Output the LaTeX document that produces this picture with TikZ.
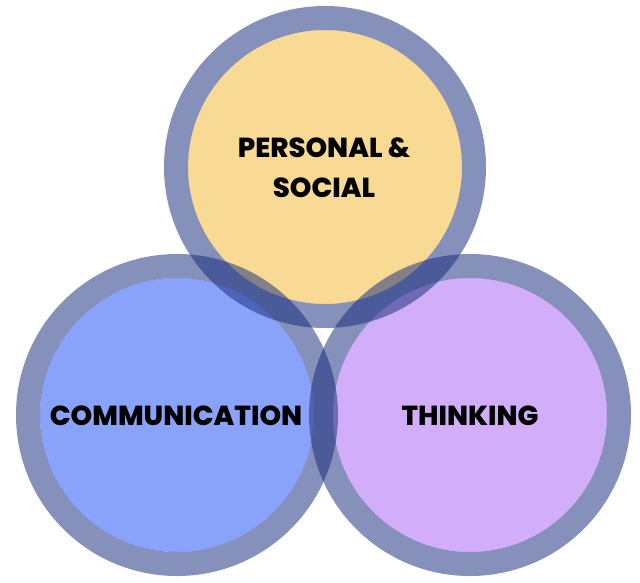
\documentclass[tikz,border=0pt]{standalone}
\usepackage{fontspec}
\setmainfont{Poppins}[BoldFont={* ExtraBold}]
\definecolor{ringc}{RGB}{22,44,125}
\definecolor{fillY}{RGB}{249,218,148}
\definecolor{fillB}{RGB}{138,163,250}
\definecolor{fillP}{RGB}{210,174,250}
\tikzset{
  disc/.style={fill=#1, draw=none},
  ring/.style={draw=ringc, draw opacity=0.52, line width=24pt},
  lbl/.style={font=\fontsize{27.5}{40}\selectfont\bfseries, text=black, align=center}
}
\begin{document}
\begin{tikzpicture}[x=1pt,y=-1pt]
\useasboundingbox (0,0) rectangle (640,582);
\fill[white] (0,0) rectangle (640,582);
\coordinate (T) at (325,167);
\coordinate (L) at (177,415);
\coordinate (R) at (470,415);
\fill[disc=fillY] (T) circle[radius=137];
\fill[disc=fillB] (L) circle[radius=137];
\fill[disc=fillP] (R) circle[radius=137];
\draw[ring] (T) circle[radius=149];
\draw[ring] (L) circle[radius=149];
\draw[ring] (R) circle[radius=149];
\node[lbl] (ps) at (324,168) {PERSONAL \&\\SOCIAL};
\node[lbl] (cm) at (176,416) {COMMUNICATION};
\node[lbl] (th) at (470,416) {THINKING};
\end{tikzpicture}
\end{document}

====

_Set problem_
Quote every line word for word and keep the images out of the copy.

_Task output_
Output the LaTeX document that produces this picture with TikZ.
\documentclass[tikz,border=0pt]{standalone}
\usepackage{fontspec}
\setmainfont{Poppins}[BoldFont={* ExtraBold}]
\definecolor{ringc}{RGB}{22,44,125}
\definecolor{fillY}{RGB}{249,218,148}
\definecolor{fillB}{RGB}{138,163,250}
\definecolor{fillP}{RGB}{210,174,250}
\tikzset{
  disc/.style={fill=#1, draw=none},
  ring/.style={draw=ringc, draw opacity=0.52, line width=24pt},
  lbl/.style={font=\fontsize{27.5}{40}\selectfont\bfseries, text=black, align=center}
}
\begin{document}
\begin{tikzpicture}[x=1pt,y=-1pt]
\useasboundingbox (0,0) rectangle (640,582);
\fill[white] (0,0) rectangle (640,582);
\coordinate (T) at (325,167);
\coordinate (L) at (177,415);
\coordinate (R) at (470,415);
\fill[disc=fillY] (T) circle[radius=137];
\fill[disc=fillB] (L) circle[radius=137];
\fill[disc=fillP] (R) circle[radius=137];
\draw[ring] (T) circle[radius=149];
\draw[ring] (L) circle[radius=149];
\draw[ring] (R) circle[radius=149];
\node[lbl] (ps) at (324,168) {PERSONAL \&\\SOCIAL};
\node[lbl] (cm) at (176,416) {COMMUNICATION};
\node[lbl] (th) at (470,416) {THINKING};
\end{tikzpicture}
\end{document}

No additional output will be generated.